Aperture photometry (run_aperphot)

The optional fourth stage runs Petrosian aperture photometry on cd.psf_sub_data (the PSF-cleaned image) to produce final integrated fluxes per filter.

• Aperture geometry is determined from a base-filter isophote fit ([aperture].isophot_base_filter / fit_isophot_to) and then applied unchanged across all filters.

• Sky is measured from cd.residual_masked (the post-PSF, post-Sersic image) — see [aperture].measure_sky_on.

• Inner aperture mask radius is set by [aperture].center_mask.
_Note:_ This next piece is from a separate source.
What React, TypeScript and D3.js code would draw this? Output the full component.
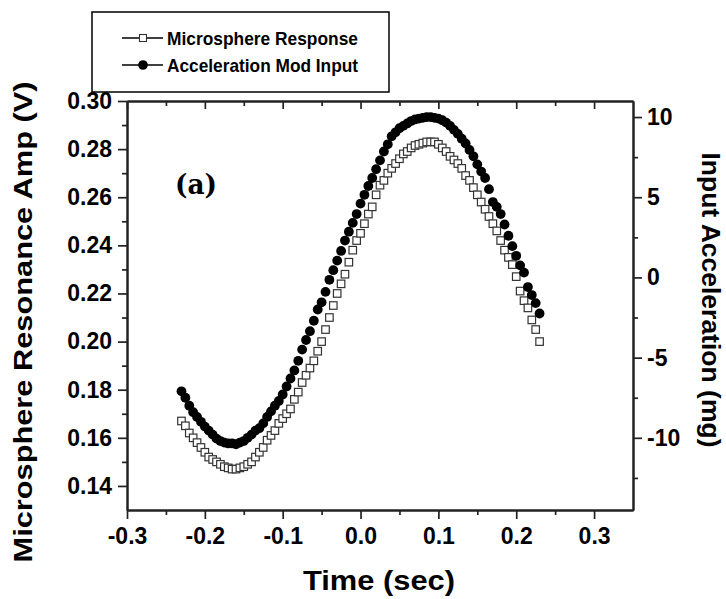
import React, { useEffect, useRef } from 'react';
import * as d3 from 'd3';

// time (sec)
const times = [
  -0.230, -0.225, -0.220, -0.215, -0.210, -0.205, -0.200, -0.195, -0.190, -0.185,
  -0.180, -0.175, -0.170, -0.165, -0.160, -0.155, -0.150, -0.145, -0.140, -0.135,
  -0.130, -0.125, -0.120, -0.115, -0.110, -0.105, -0.100, -0.095, -0.090, -0.085,
  -0.080, -0.075, -0.070, -0.065, -0.060, -0.055, -0.050, -0.045, -0.040, -0.035,
  -0.030, -0.025, -0.020, -0.015, -0.010, -0.005, 0.000, 0.005, 0.010, 0.015,
  0.020, 0.025, 0.030, 0.035, 0.040, 0.045, 0.050, 0.055, 0.060, 0.065,
  0.070, 0.075, 0.080, 0.085, 0.090, 0.095, 0.100, 0.105, 0.110, 0.115,
  0.120, 0.125, 0.130, 0.135, 0.140, 0.145, 0.150, 0.155, 0.160, 0.165,
  0.170, 0.175, 0.180, 0.185, 0.190, 0.195, 0.200, 0.205, 0.210, 0.215,
  0.220, 0.225, 0.230,
];

// microsphere resonance amplitude (V), left axis
const microsphere = [
  0.167, 0.165, 0.162, 0.160, 0.158, 0.156, 0.154, 0.152, 0.151, 0.150,
  0.149, 0.148, 0.1475, 0.147, 0.147, 0.1475, 0.148, 0.149, 0.150, 0.152,
  0.154, 0.156, 0.159, 0.161, 0.163, 0.166, 0.168, 0.170, 0.172, 0.176,
  0.179, 0.183, 0.186, 0.189, 0.192, 0.196, 0.200, 0.205, 0.210, 0.215,
  0.220, 0.224, 0.228, 0.233, 0.238, 0.242, 0.245, 0.249, 0.253, 0.256,
  0.261, 0.265, 0.267, 0.270, 0.272, 0.274, 0.276, 0.278, 0.279, 0.2805,
  0.2815, 0.282, 0.2825, 0.283, 0.283, 0.283, 0.282, 0.2805, 0.279, 0.277,
  0.2755, 0.274, 0.272, 0.269, 0.267, 0.264, 0.261, 0.258, 0.255, 0.252,
  0.249, 0.246, 0.242, 0.238, 0.235, 0.232, 0.227, 0.221, 0.217, 0.214,
  0.209, 0.205, 0.200,
];

// input acceleration (mg), right axis
const acceleration = [
  -7.1, -7.5, -8.0, -8.4, -8.7, -9.0, -9.3, -9.55, -9.8, -10.05,
  -10.2, -10.3, -10.35, -10.35, -10.4, -10.3, -10.2, -10.0, -9.8, -9.55,
  -9.4, -9.1, -8.7, -8.35, -8.0, -7.7, -7.3, -6.8, -6.3, -5.8,
  -5.2, -4.5, -3.9, -3.35, -2.7, -2.0, -1.55, -0.9, -0.15, 0.45,
  1.05, 1.65, 2.3, 2.85, 3.4, 3.95, 4.6, 5.15, 5.7, 6.2,
  6.75, 7.3, 7.85, 8.3, 8.8, 9.05, 9.3, 9.45, 9.6, 9.75,
  9.85, 9.9, 9.95, 10.0, 10.0, 9.95, 9.9, 9.8, 9.65, 9.45,
  9.2, 8.95, 8.65, 8.35, 7.95, 7.55, 7.05, 6.6, 6.2, 5.5,
  4.7, 4.4, 3.95, 3.3, 2.6, 1.95, 1.35, 0.75, 0.3, -0.6,
  -1.1, -1.6, -2.25,
];

const xTicks = [-0.3, -0.2, -0.1, 0.0, 0.1, 0.2, 0.3];
const xMinor = [-0.25, -0.15, -0.05, 0.05, 0.15, 0.25];
const leftTicks = [0.14, 0.16, 0.18, 0.20, 0.22, 0.24, 0.26, 0.28, 0.30];
const leftMinor = [0.15, 0.17, 0.19, 0.21, 0.23, 0.25, 0.27, 0.29];
const rightTicks = [-10, -5, 0, 5, 10];
const rightMinor = [-12.5, -7.5, -2.5, 2.5, 7.5];
const seriesNames = ['Microsphere Response', 'Acceleration Mod Input'];

const FONT = '"Liberation Sans", Arial, sans-serif';

export default function App() {
  const svgRef = useRef<SVGSVGElement>(null);

  useEffect(() => {
    const svg = d3.select(svgRef.current);
    svg.selectAll('*').remove();

    const left = 127, right = 633, top = 101, bottom = 510;

    const x = d3.scaleLinear().domain([-0.3, 0.35]).range([left, right]);
    const yL = d3.scaleLinear().domain([0.13, 0.30]).range([bottom, top]);
    const yR = d3.scaleLinear().domain([-14.5, 11]).range([bottom, top]);

    const styleAxis = (g) => {
      g.attr('font-family', FONT).attr('font-size', 23).attr('font-weight', 'bold');
      g.select('.domain').attr('stroke', '#222').attr('stroke-width', 2);
      g.selectAll('.tick line').attr('stroke', '#222').attr('stroke-width', 1.7);
      g.selectAll('.tick text').attr('fill', '#000');
    };

    // bottom axis
    svg.append('g')
      .attr('transform', `translate(0,${bottom})`)
      .call(d3.axisBottom(x).tickValues(xMinor).tickSize(5).tickSizeOuter(0).tickFormat(() => ''))
      .call(styleAxis);
    svg.append('g')
      .attr('transform', `translate(0,${bottom})`)
      .call(d3.axisBottom(x).tickValues(xTicks).tickSize(9).tickSizeOuter(0).tickPadding(9)
        .tickFormat(d => (+d).toFixed(1)))
      .call(styleAxis);

    // top axis, ticks pointing in
    svg.append('g')
      .attr('transform', `translate(0,${top})`)
      .call(d3.axisBottom(x).tickValues(xMinor).tickSize(5).tickSizeOuter(0).tickFormat(() => ''))
      .call(styleAxis);
    svg.append('g')
      .attr('transform', `translate(0,${top})`)
      .call(d3.axisBottom(x).tickValues(xTicks).tickSize(8).tickSizeOuter(0).tickFormat(() => ''))
      .call(styleAxis);

    // left axis
    svg.append('g')
      .attr('transform', `translate(${left},0)`)
      .call(d3.axisLeft(yL).tickValues(leftMinor).tickSize(5).tickSizeOuter(0).tickFormat(() => ''))
      .call(styleAxis);
    svg.append('g')
      .attr('transform', `translate(${left},0)`)
      .call(d3.axisLeft(yL).tickValues(leftTicks).tickSize(9).tickSizeOuter(0).tickPadding(6)
        .tickFormat(d => (+d).toFixed(2)))
      .call(styleAxis);

    // right axis
    svg.append('g')
      .attr('transform', `translate(${right},0)`)
      .call(d3.axisRight(yR).tickValues(rightMinor).tickSize(5).tickSizeOuter(0).tickFormat(() => ''))
      .call(styleAxis);
    svg.append('g')
      .attr('transform', `translate(${right},0)`)
      .call(d3.axisRight(yR).tickValues(rightTicks).tickSize(9).tickSizeOuter(0).tickPadding(5)
        .tickFormat(d => String(d).replace('−', '-')))
      .call(styleAxis);

    // axis titles
    svg.append('text')
      .attr('x', 379).attr('y', 590)
      .attr('text-anchor', 'middle')
      .attr('font-family', FONT).attr('font-weight', 'bold').attr('font-size', 27)
      .attr('textLength', 152).attr('lengthAdjust', 'spacingAndGlyphs')
      .text('Time (sec)');

    svg.append('text')
      .attr('transform', 'translate(32,322) rotate(-90)')
      .attr('text-anchor', 'middle')
      .attr('font-family', FONT).attr('font-weight', 'bold').attr('font-size', 26)
      .attr('textLength', 481).attr('lengthAdjust', 'spacingAndGlyphs')
      .text('Microsphere Resonance Amp (V)');

    svg.append('text')
      .attr('transform', 'translate(702,300) rotate(90)')
      .attr('text-anchor', 'middle')
      .attr('font-family', FONT).attr('font-weight', 'bold').attr('font-size', 25)
      .attr('textLength', 295).attr('lengthAdjust', 'spacingAndGlyphs')
      .text('Input Acceleration (mg)');

    // panel label
    svg.append('text')
      .attr('x', 175).attr('y', 194)
      .attr('font-family', '"DejaVu Serif", serif').attr('font-weight', 'bold').attr('font-size', 27)
      .attr('textLength', 42).attr('lengthAdjust', 'spacingAndGlyphs')
      .text('(a)');

    // data: squares first, circles on top
    const sq = 7.5;
    svg.append('g')
      .selectAll('rect')
      .data(times.map((t, i) => ({ t, v: microsphere[i] })))
      .join('rect')
      .attr('x', d => x(d.t) - sq / 2)
      .attr('y', d => yL(d.v) - sq / 2)
      .attr('width', sq).attr('height', sq)
      .attr('fill', '#fff').attr('stroke', '#333').attr('stroke-width', 1.2);

    svg.append('g')
      .selectAll('circle')
      .data(times.map((t, i) => ({ t, a: acceleration[i] })))
      .join('circle')
      .attr('cx', d => x(d.t))
      .attr('cy', d => yR(d.a))
      .attr('r', 4.9)
      .attr('fill', '#000');

    // legend
    const lg = svg.append('g');
    lg.append('rect')
      .attr('x', 92).attr('y', 12).attr('width', 297).attr('height', 80)
      .attr('fill', '#fff').attr('stroke', '#000').attr('stroke-width', 1.5);
    seriesNames.forEach((name, i) => {
      const cy = 38 + i * 27;
      lg.append('line')
        .attr('x1', 122).attr('x2', 163).attr('y1', cy).attr('y2', cy)
        .attr('stroke', '#000').attr('stroke-width', 1.3);
      if (i === 0) {
        lg.append('rect')
          .attr('x', 143 - 3.5).attr('y', cy - 3.5).attr('width', 7).attr('height', 7)
          .attr('fill', '#fff').attr('stroke', '#333').attr('stroke-width', 1.1);
      } else {
        lg.append('circle').attr('cx', 143).attr('cy', cy).attr('r', 4.8).attr('fill', '#000');
      }
      lg.append('text')
        .attr('x', 167).attr('y', cy).attr('dy', '0.36em')
        .attr('font-family', FONT).attr('font-weight', 'bold').attr('font-size', 19)
        .attr('textLength', 191).attr('lengthAdjust', 'spacingAndGlyphs')
        .text(name);
    });
  }, []);

  return (
    <svg
      ref={svgRef}
      width={726}
      height={599}
      style={{ position: 'absolute', left: 0, top: 0, background: '#fff' }}
    />
  );
}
The output is a single CSV alongside the sphot HDF5 with one row per filter and per source.

References

• sphot.core.run_aperphot()

• sphot.aperture.aperture_routine()

• Aperture photometry

---

Why the alternation works

Each sub-step would be unbiased if the other two were perfect. Sersic needs PSF light gone; PSF photometry needs the galaxy core gone; sky needs both gone. Iterating works because each pass operates on the cleanest version of the other components currently available, and the non-modelled component each step injects (Sersic-fit residual into PSF data, PSF-fit residual into Sersic data) shrinks geometrically. Empirically, five to ten iterations with a strict convergence atol is enough on the targets sphot was built for.

Putting it all together

A typical end-to-end run on a multi-band cutout looks like:

run_sphot mygalaxy.h5 --out_folder=results/

That single command performs:

1. Load + per-filter cutouts + auto-crop.

2. run_basefit on the base filter — the bulk of the runtime.

3. run_scalefit in parallel over every other filter — typically much faster because the Sersic shape is fixed.

4. run_aperphot (only if --photometry is passed) — Petrosian aperture photometry on the cleaned images.

To customize behaviour, drop a sphot_config.toml next to the data file (see User config with sphot_config.toml for the full reference) — every threshold, ladder step, fitter method, and convergence tolerance is exposed there.